Jumbo will terminate its contract with its main bread suppliers by 2026 in an effort to reduce procurement costs, Het Financieele Dagblad (FD) reported. The decision ends a relationship of more than 20 years with Bake Five, a cooperative of five family-owned bakeries that together hold roughly 25 percent of the Dutch bread market and employ 700 full-time staff.
The new supplier will be Bakkerij Goedhart, owned by the Borgesius family. With a 40 percent market share, Goedhart is the largest bakery in the Netherlands and currently supplies Albert Heijn, Jumbo’s main competitor. The shift reportedly represents a major reshuffling in the country’s industrial bread sector.
Bake Five stands to lose one of its largest clients, a move that could reportedly have serious economic consequences for the bakery group. The FD reported the contract change could severely impact the continuity of the Bake Five companies, which are responsible for delivering fresh bread daily to Jumbo locations across the country.
The switch comes amid ongoing tension between Jumbo and its suppliers.

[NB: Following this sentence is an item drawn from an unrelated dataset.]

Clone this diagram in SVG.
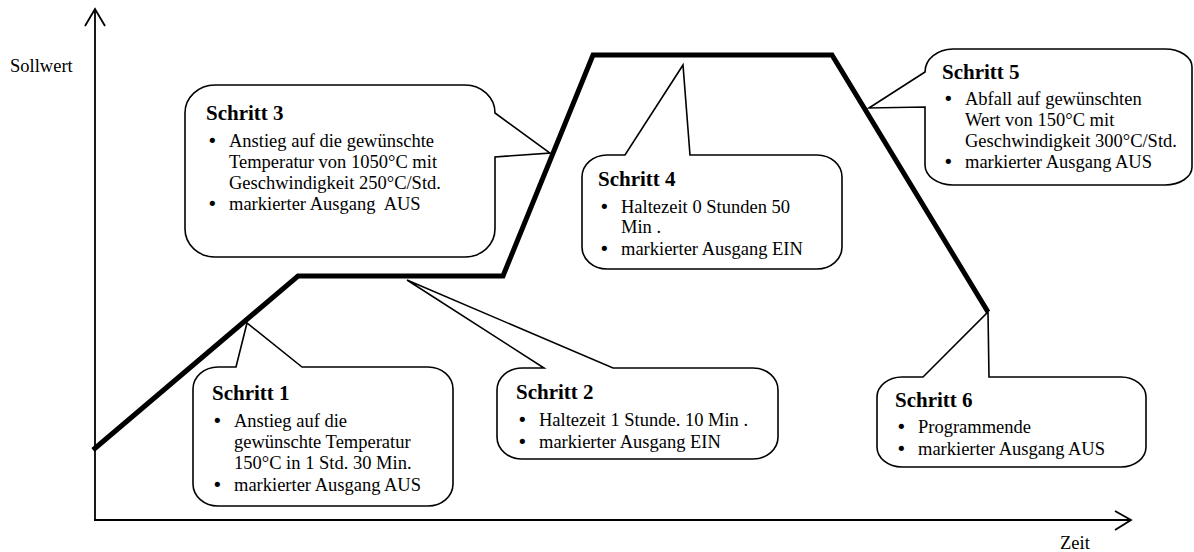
<svg xmlns="http://www.w3.org/2000/svg" width="1194" height="552" viewBox="0 0 1194 552">
<style>
text{font-family:"Liberation Serif","Times New Roman",serif;fill:#000}
.h{font-size:21px;font-weight:bold}
.t{font-size:18.5px}
.b{font-size:18px;font-family:"DejaVu Sans",sans-serif}
.call{fill:#fff;stroke:#000;stroke-width:1.6;stroke-linejoin:miter}
.ax{fill:none;stroke:#000;stroke-width:1.8}
.prof{fill:none;stroke:#000;stroke-width:5;stroke-linejoin:miter}
</style>
<rect width="1194" height="552" fill="#fff"/>
<g id="axes">
<line class="ax" x1="95" y1="9" x2="95" y2="521"/>
<line class="ax" x1="94" y1="520" x2="1131" y2="520"/>
<polyline class="ax" points="85,26 95,9 105,26"/>
<polyline class="ax" points="1115,511 1131,520 1115,530"/>
<text class="t" x="10" y="72">Sollwert</text>
<text class="t" x="1060" y="549">Zeit</text>
</g>
<g id="connectors">
<polyline class="prof" points="93,450 298,276 503,276 593,55 832,55 988,312"/>
</g>
<g id="schritt1">
<path class="call" d="M218,367 L236,367 L247,323 L302,367 L428,367 A25 22 0 0 1 453,389 L453,484 A25 22 0 0 1 428,506 L218,506 A25 22 0 0 1 193,484 L193,389 A25 22 0 0 1 218,367 Z"/>
<text class="h" x="212" y="400">Schritt 1</text>
<text class="b" x="212" y="427">•</text><text class="t" x="234" y="427">Anstieg auf die</text>
<text class="t" x="234" y="448">gewünschte Temperatur</text>
<text class="t" x="234" y="469">150°C in 1 Std. 30 Min.</text>
<text class="b" x="212" y="491">•</text><text class="t" x="234" y="491">markierter Ausgang AUS</text>
</g>
<g id="schritt2">
<path class="call" d="M522,368 L544,368 L407,280 L613,368 L753,368 A25 22 0 0 1 778,390 L778,437 A25 22 0 0 1 753,459 L522,459 A25 22 0 0 1 497,437 L497,390 A25 22 0 0 1 522,368 Z"/>
<text class="h" x="516" y="399">Schritt 2</text>
<text class="b" x="517" y="426">•</text><text class="t" x="539" y="426">Haltezeit 1 Stunde. 10 Min .</text>
<text class="b" x="517" y="448">•</text><text class="t" x="539" y="448">markierter Ausgang EIN</text>
</g>
<g id="schritt3">
<path class="call" d="M215,85 L465,85 A30 28 0 0 1 495,113 L550,153 L495,157 L495,229 A30 28 0 0 1 465,257 L215,257 A30 28 0 0 1 185,229 L185,113 A30 28 0 0 1 215,85 Z"/>
<text class="h" x="206" y="120">Schritt 3</text>
<text class="b" x="207" y="147">•</text><text class="t" x="229" y="147">Anstieg auf die gewünschte</text>
<text class="t" x="229" y="168">Temperatur von 1050°C mit</text>
<text class="t" x="229" y="189">Geschwindigkeit 250°C/Std.</text>
<text class="b" x="207" y="210">•</text><text class="t" x="229" y="210" xml:space="preserve">markierter Ausgang  AUS</text>
</g>
<g id="schritt4">
<path class="call" d="M607,155 L625,155 L683,65 L690,155 L817,155 A25 22 0 0 1 842,177 L842,247 A25 22 0 0 1 817,269 L607,269 A25 22 0 0 1 582,247 L582,177 A25 22 0 0 1 607,155 Z"/>
<text class="h" x="598" y="186">Schritt 4</text>
<text class="b" x="599" y="213">•</text><text class="t" x="621" y="213">Haltezeit 0 Stunden 50</text>
<text class="t" x="621" y="233">Min .</text>
<text class="b" x="599" y="255">•</text><text class="t" x="621" y="255">markierter Ausgang EIN</text>
</g>
<g id="schritt5">
<path class="call" d="M953,49 L1165,49 A27 18 0 0 1 1192,67 L1192,167 A27 18 0 0 1 1165,185 L953,185 A28 20 0 0 1 925,165 L925,107 L869,108 L925,72 A28 23 0 0 1 953,49 Z"/>
<text class="h" x="942" y="79">Schritt 5</text>
<text class="b" x="943" y="105">•</text><text class="t" x="965" y="105">Abfall auf gewünschten</text>
<text class="t" x="965" y="126">Wert von 150°C mit</text>
<text class="t" x="965" y="147">Geschwindigkeit 300°C/Std.</text>
<text class="b" x="943" y="168">•</text><text class="t" x="965" y="168">markierter Ausgang AUS</text>
</g>
<g id="schritt6">
<path class="call" d="M902,377 L923,377 L988,312 L989,377 L1121,377 A25 20 0 0 1 1146,397 L1146,447 A25 20 0 0 1 1121,467 L902,467 A25 20 0 0 1 877,447 L877,397 A25 20 0 0 1 902,377 Z"/>
<text class="h" x="895" y="407">Schritt 6</text>
<text class="b" x="896" y="433">•</text><text class="t" x="918" y="433">Programmende</text>
<text class="b" x="896" y="455">•</text><text class="t" x="918" y="455">markierter Ausgang AUS</text>
</g>
</svg>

The supermarket has reportedly been seeking lower wholesale prices to deal with cost pressures stemming from inflation, which has significantly eroded retail profit margins. Jumbo has made no secret of its intent to push down costs across its supply chain.

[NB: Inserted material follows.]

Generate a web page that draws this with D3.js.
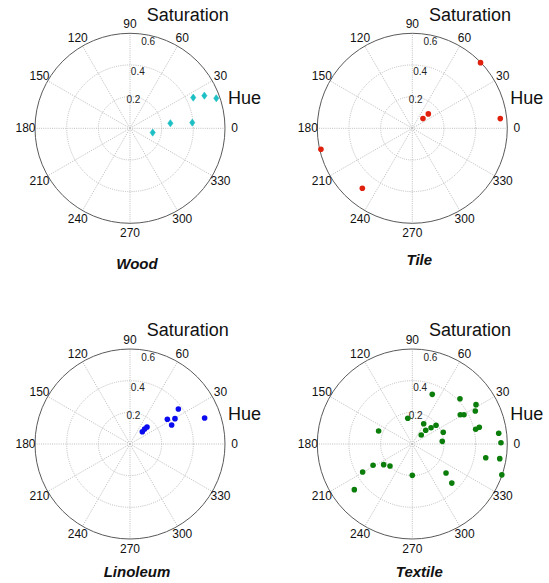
<!DOCTYPE html>
<html><head><meta charset="utf-8">
<script src="https://cdn.jsdelivr.net/npm/d3@7"></script>
<style>
body{margin:0;background:#fff;}
svg{display:block;font-family:"Liberation Sans",Arial,sans-serif;}
</style></head>
<body><svg id="c" width="549" height="583"></svg>
<script>
// ---- data ----
const categories = ["Wood", "Tile", "Linoleum", "Textile"];
const woodHue = [349.3, 7.1, 5.2, 25.9, 23.7, 19.2];
const woodSat = [0.146, 0.257, 0.395, 0.444, 0.513, 0.577];
const tileHue = [43.9, 6.3, 41.9, 42.2, 192.9, 230.2];
const tileSat = [0.598, 0.559, 0.136, 0.091, 0.592, 0.493];
const linoHue = [45, 45.6, 45, 33.5, 24.5, 29.4, 35.9, 19.2];
const linoSat = [0.110, 0.132, 0.152, 0.283, 0.289, 0.326, 0.377, 0.499];
const textHue = [68.1, 100, 60.7, 45, 45.6, 41, 38.3, 20.7, 5.1, 43.5, 31.4, 29.5, 31.7, 27.6, 13.1, 14,
                 7.1, 0.8, 349.4, 350.5, 341, 319.3, 315.3, 270, 224.6, 215.8, 208.5, 209.4, 218.2, 158.9];
const textSat = [0.338, 0.165, 0.147, 0.080, 0.121, 0.157, 0.191, 0.209, 0.190, 0.415, 0.355, 0.375, 0.473, 0.449, 0.411, 0.436,
                 0.550, 0.560, 0.472, 0.560, 0.598, 0.281, 0.351, 0.198, 0.198, 0.223, 0.282, 0.360, 0.466, 0.228];
const angleTicks = [0, 30, 60, 90, 120, 150, 180, 210, 240, 270, 300, 330];
const radialTicks = [0.2, 0.4, 0.6];
const rMax = 0.6;

// ---- layout / style ----
const hues = [woodHue, tileHue, linoHue, textHue];
const sats = [woodSat, tileSat, linoSat, textSat];
const colors = ["#1cbfc4", "#e0200c", "#0b0bef", "#0a7d0a"];
const markers = ["diamond", "circle", "circle", "circle"];
const layout = [
  {cx: 130, cy: 128.3, titleDy: 141},
  {cx: 412.3, cy: 128.3, titleDy: 136.5},
  {cx: 130, cy: 444, titleDy: 133.3},
  {cx: 412.3, cy: 444, titleDy: 133.3}
];
const R = 95;
const rLabelAng = [83, 82, 78];
const rLabelInset = [4, 7.2, 7.6];

const svg = d3.select("#c");
const r = d3.scaleLinear().domain([0, rMax]).range([0, R]);
const ang = d3.scaleLinear().domain([0, 360]).range([0, 2 * Math.PI]);

categories.forEach((name, i) => {
  const L = layout[i];
  const g = svg.append("g").attr("transform", `translate(${L.cx},${L.cy})`);
  const px = (h, s) => r(s) * Math.cos(ang(h));
  const py = (h, s) => -r(s) * Math.sin(ang(h));

  // spokes
  g.selectAll("line.spoke").data(angleTicks).enter().append("line")
    .attr("x1", 0).attr("y1", 0)
    .attr("x2", d => px(d, rMax)).attr("y2", d => py(d, rMax))
    .attr("stroke", "#bdbdbd").attr("stroke-width", 1).attr("stroke-dasharray", "1,1.2");
  // rings
  g.selectAll("circle.ring").data(radialTicks.slice(0, -1)).enter().append("circle")
    .attr("r", d => r(d)).attr("fill", "none")
    .attr("stroke", "#bdbdbd").attr("stroke-width", 1).attr("stroke-dasharray", "1,1.2");
  // outer
  g.append("circle").attr("r", r(rMax)).attr("fill", "none")
    .attr("stroke", "#5a5a5a").attr("stroke-width", 1);

  // radial labels
  g.selectAll("text.rl").data(radialTicks).enter().append("text")
    .attr("x", (d, k) => (r(d) - rLabelInset[k]) * Math.cos(ang(rLabelAng[k])))
    .attr("y", (d, k) => -(r(d) - rLabelInset[k]) * Math.sin(ang(rLabelAng[k])))
    .attr("text-anchor", "middle").attr("dominant-baseline", "middle")
    .attr("font-size", 10).attr("fill", "#222").text(d => d.toFixed(1));

  // angle labels
  g.selectAll("text.al").data(angleTicks).enter().append("text")
    .attr("x", d => 1.1 * R * Math.cos(ang(d)))
    .attr("y", d => -1.1 * R * Math.sin(ang(d)))
    .attr("text-anchor", "middle").attr("dominant-baseline", "central")
    .attr("font-size", 12).attr("fill", "#111").text(d => d);

  // axis names
  g.append("text").attr("x", 16.7).attr("y", -107.8).attr("font-size", 18).attr("fill", "#111").text("Saturation");
  g.append("text").attr("x", 98).attr("y", -24.3).attr("font-size", 18).attr("fill", "#111").text("Hue");

  // title
  g.append("text").attr("x", 7).attr("y", L.titleDy).attr("text-anchor", "middle")
    .attr("font-size", 15).attr("font-weight", "bold").attr("font-style", "italic")
    .attr("fill", "#111").text(name);

  // points
  const pts = hues[i].map((h, k) => ({h, s: sats[i][k]}));
  if (markers[i] === "diamond") {
    g.selectAll("path.pt").data(pts).enter().append("path")
      .attr("d", "M0,-3.6L2.6,0L0,3.6L-2.6,0Z")
      .attr("transform", d => `translate(${px(d.h, d.s)},${py(d.h, d.s)})`)
      .attr("fill", colors[i]).attr("stroke", colors[i]).attr("stroke-width", 0.6);
  } else {
    g.selectAll("circle.pt").data(pts).enter().append("circle")
      .attr("cx", d => px(d.h, d.s)).attr("cy", d => py(d.h, d.s))
      .attr("r", 2.8).attr("fill", colors[i]);
  }
});
</script></body></html>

Earlier this year, negotiations between Jumbo and other major suppliers also soured. Products from Heineken and Douwe Egberts temporarily disappeared from shelves when talks over pricing broke down. That conflict drew public attention to the supermarket’s increasingly “aggressive” procurement strategy.
Neither Jumbo nor Bake Five has confirmed how the 700 affected jobs will be handled following the contract’s termination. The financial and logistical impact on Bake Five’s operations is expected to be substantial, given the group’s historic dependence on the supermarket’s national distribution.